Laboratuvarda Üretilen Kan Kök Hücreleri Kan Kanseri Tedavilerinde Çığır Açabilir

İlay Çelik Sezer

Ole_CNX/iStock

Sonuçları Nature Biotechnology’de yayımlanan bir araştırmada, deri ya da kan hücreleri gibi özelleşmiş vücut hücrelerinden kan kök hücreleri (farklı kan hücrelerini oluşturan kök hücreler) elde etmeyi sağlayan bir yöntem geliştirildi. Yöntem, ileride kişiye özel kan kök hücreleri üretilmesine imkân tanıyarak belirli kanserlerin tedavisinde önemli gelişmeler sağlayabilir.

Lösemi ve lenfoma gibi kanserlerin tedavisinde kemoterapi ve radyoterapi uygulamaları, kemik iliğinde yer alan kan kök hücrelerini yok edebiliyor. Kök hücre nakilleriyle kan hücrelerini üretebilen sağlıklı yeni birer kemikiliği tesis edilmeye çalışılıyor. Ancak çok az sayıda kök hücre bağışı yapılıyor ve vücut, nakli reddedebiliyor. Yeni yöntem, nakledilecek kan kök hücrelerinin kişinin kendi vücut hücrelerinden oluşturulmasına imkân tanıyarak bu sorunu ortadan kaldırma potansiyeline sahip.

Avustralya’daki Murdoch Çocuk Araştırmaları Enstitüsü (MCRI) araştırmacıları, önce insan embriyo gelişimi sırasında embriyonik kök hücrelerden kan kök hücrelerinin nasıl oluştuğunu inceledi. Daha sonra ilk kez 2006 yılında Shinya Yamanaka tarafından geliştirilmişolup kendisine 2012’de Nobel ödülü kazandıran ve günümüzde yaygın olarak kullanılan bir yöntemle insan vücut hücrelerinden pluripotent (tüm hücre tiplerini oluşturma potansiyeline sahip) kök hücreler oluşturdular. Sonra da bu hücrelerin, embriyo gelişimi üzerinde daha önce yaptıkları incelemeler sonucunda belirledikleri doğru ortam koşulları ve moleküler sinyaller varlığında kan kök hücrelerine dönüşmesini sağladılar.
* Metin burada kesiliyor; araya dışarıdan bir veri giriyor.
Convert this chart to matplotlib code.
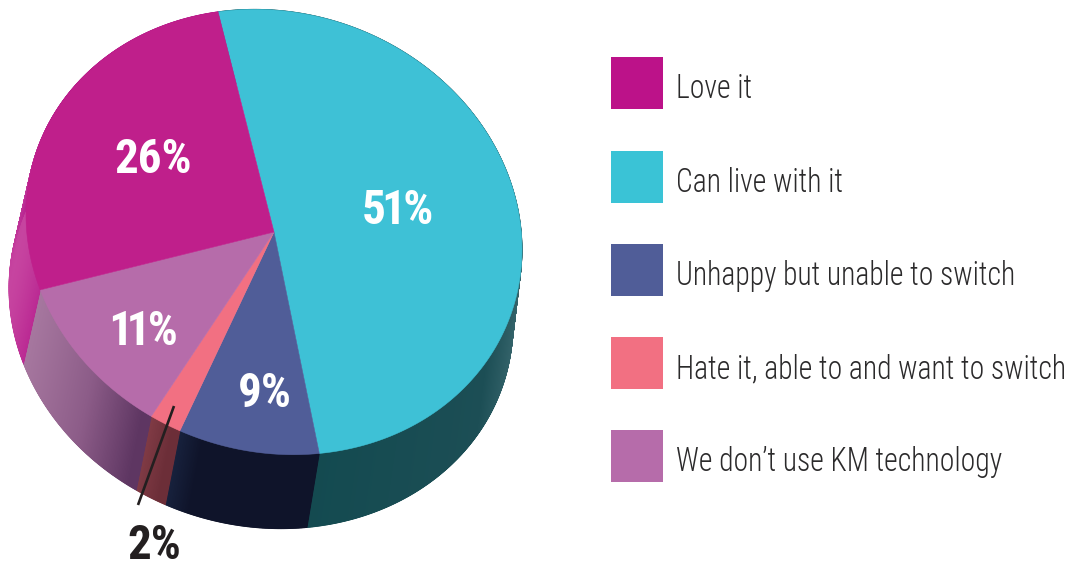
import os
import tempfile
import numpy as np
import matplotlib
matplotlib.use("Agg")
import matplotlib.pyplot as plt
from fontTools.ttLib import TTFont
from matplotlib import font_manager as fm
from matplotlib.colors import to_rgb
from matplotlib.patches import Polygon, Rectangle

# Survey shares
categories = ["Love it", "Can live with it", "Unhappy but unable to switch",
              "Hate it, able to and want to switch", "We don\u2019t use KM technology"]
values = [26, 51, 9, 2, 11]
value_labels = ["26%", "51%", "9%", "2%", "11%"]

face_colors = ["#BF1F8B", "#3EC1D6", "#505D98", "#F27082", "#B66CAA"]
swatch_colors = ["#BC1289", "#3AC3D6", "#505D98", "#F27082", "#B66CAA"]
# Horizontal shading of each slice's rim: (x position, colour)
rim_shades = [
    [(8, "#CE55A8"), (42, "#B2178A")],
    [(303, "#134A50"), (480, "#1C4E55"), (515, "#34636A")],
    [(163, "#1B2745"), (195, "#0F142A"), (305, "#0F142A")],
    [(135, "#88404A"), (165, "#6C2E38")],
    [(22, "#AB7CA3"), (85, "#8C5C88"), (135, "#5E3662")],
]


def narrowed_font(weight, factor, one_trim=0):
    """Write a copy of Roboto Condensed squeezed horizontally and return its properties.

    one_trim tightens the digit 1 (font units), since its default width is tabular.
    """
    source = fm.findfont(fm.FontProperties(family="Roboto Condensed", weight=weight))
    font = TTFont(source)
    glyf, hmtx = font["glyf"], font["hmtx"]
    for name in font.getGlyphOrder():
        glyph = glyf[name]
        if glyph.isComposite():
            for comp in glyph.components:
                comp.x = round(comp.x * factor)
        elif glyph.numberOfContours > 0:
            glyph.coordinates.scale((factor, 1))
            glyph.coordinates.toInt()
        advance, bearing = hmtx[name]
        hmtx[name] = (round(advance * factor), round(bearing * factor))
    if one_trim:
        glyf["one"].coordinates.translate((-one_trim // 2, 0))
        advance, bearing = hmtx["one"]
        hmtx["one"] = (advance - one_trim, bearing - one_trim // 2)
    for table in ("fpgm", "prep", "cvt ", "hdmx", "GPOS", "GSUB", "GDEF", "kern"):
        if table in font:
            del font[table]
    path = os.path.join(tempfile.mkdtemp(), f"roboto-narrow-{weight}.ttf")
    font.save(path)
    return fm.FontProperties(fname=path)


WIDTH, HEIGHT = 1069, 571
fig = plt.figure(figsize=(WIDTH / 100, HEIGHT / 100), dpi=100)
ax = fig.add_axes([0, 0, 1, 1])
ax.set_xlim(0, WIDTH)
ax.set_ylim(HEIGHT, 0)
ax.axis("off")

TOP = dict(cx=274, cy=232, a=248, b=222)
BASE = dict(cx=261, cy=306, a=252, b=222)
TILT = 0.07          # the disc leans: right side lower than left
FIRST_ANGLE = -14.5  # degrees clockwise from twelve o'clock


def on_rim(theta_deg, ell):
    # A slight cosine term stands in for perspective foreshortening
    t = np.radians(theta_deg + 1.5 * np.cos(np.radians(theta_deg)))
    dx = ell["a"] * np.sin(t)
    return np.column_stack([ell["cx"] + dx, ell["cy"] - ell["b"] * np.cos(t) + TILT * dx])


def shade(stops, x):
    xs = [s[0] for s in stops]
    rgb = np.array([to_rgb(s[1]) for s in stops])
    return tuple(np.interp(x, xs, rgb[:, i]) for i in range(3))


# Slice boundaries come straight from the shares: pink ends where cyan starts
edges = np.cumsum([0] + values[1:] + values[:1]) * 360 / sum(values) + FIRST_ANGLE
order = [1, 2, 3, 4, 0]

# Rim first, one thin strip per step so the shading runs smoothly
for k, idx in enumerate(order):
    ang = np.linspace(edges[k], edges[k + 1], max(int(edges[k + 1] - edges[k]) * 6, 12))
    top_pts, base_pts = on_rim(ang, TOP), on_rim(ang, BASE)
    for j in range(len(ang) - 1):
        quad = np.vstack([top_pts[j], top_pts[j + 1], base_pts[j + 1], base_pts[j]])
        col = shade(rim_shades[idx], quad[:, 0].mean())
        ax.add_patch(Polygon(quad, closed=True, facecolor=col, edgecolor=col, lw=0.6, zorder=1))

# Top face
for k, idx in enumerate(order):
    ang = np.linspace(edges[k], edges[k + 1], 200)
    pts = np.vstack([[TOP["cx"], TOP["cy"]], on_rim(ang, TOP)])
    ax.add_patch(Polygon(pts, closed=True, facecolor=face_colors[idx],
                         edgecolor=face_colors[idx], lw=0.4, zorder=2))

# Value labels
label_font = narrowed_font("bold", 0.97, one_trim=230)
label_pos = [(153, 155), (398, 206), (265, 389), (154, 541), (145, 327)]
for txt, (x, y), col in zip(value_labels, label_pos, ["white", "white", "white", "#231F20", "white"]):
    ax.text(x, y, txt, color=col, ha="center", va="center_baseline", fontproperties=label_font,
            fontsize=35, zorder=4)

# Leader line for the smallest slice
ax.plot([174, 138], [406, 505], color="#231F20", lw=1.9, solid_capstyle="butt", zorder=3)

# Legend
legend_font = narrowed_font("light", 0.888)
swatch_top = [57, 151, 244, 337, 430]
for name, col, y in zip(categories, swatch_colors, swatch_top):
    ax.add_patch(Rectangle((611, y), 52, 52, facecolor=col, edgecolor="none", zorder=2))
    ax.text(675.5, y + 29, name, color="#2B2A2B", ha="left", va="center_baseline",
            fontproperties=legend_font, fontsize=24, zorder=4)

fig.savefig("out.png", dpi=100, facecolor="white")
Araştırmacılar, elde ettikleri kan kök hücrelerini insan kök hücre nakillerindekine benzer bir yöntem ve süreçle önce dondurarak sakladı. Sonra da bu hücreleri, enjeksiyonla bağışıklık sistemi bulunmayan farelere nakletti. Nakledilen hücreler, alıcı farelerde, insanlarda yapılan kemik iliği nakillerindeki başarıya yakın bir başarı oranıyla işlevsel kemik iliği oluşumunu sağladı. Araştırmanın sonuçları önemli bir başarı olarak kabul ediliyor ancak insanlara yönelik herhangi bir denemeye başlanmadan önce sistemin tutarlılığı ile ilgili aşılması gereken sorunlar var. Araştırmacılar, beş yıl içinde klinik denemelere başlamayı umuyor.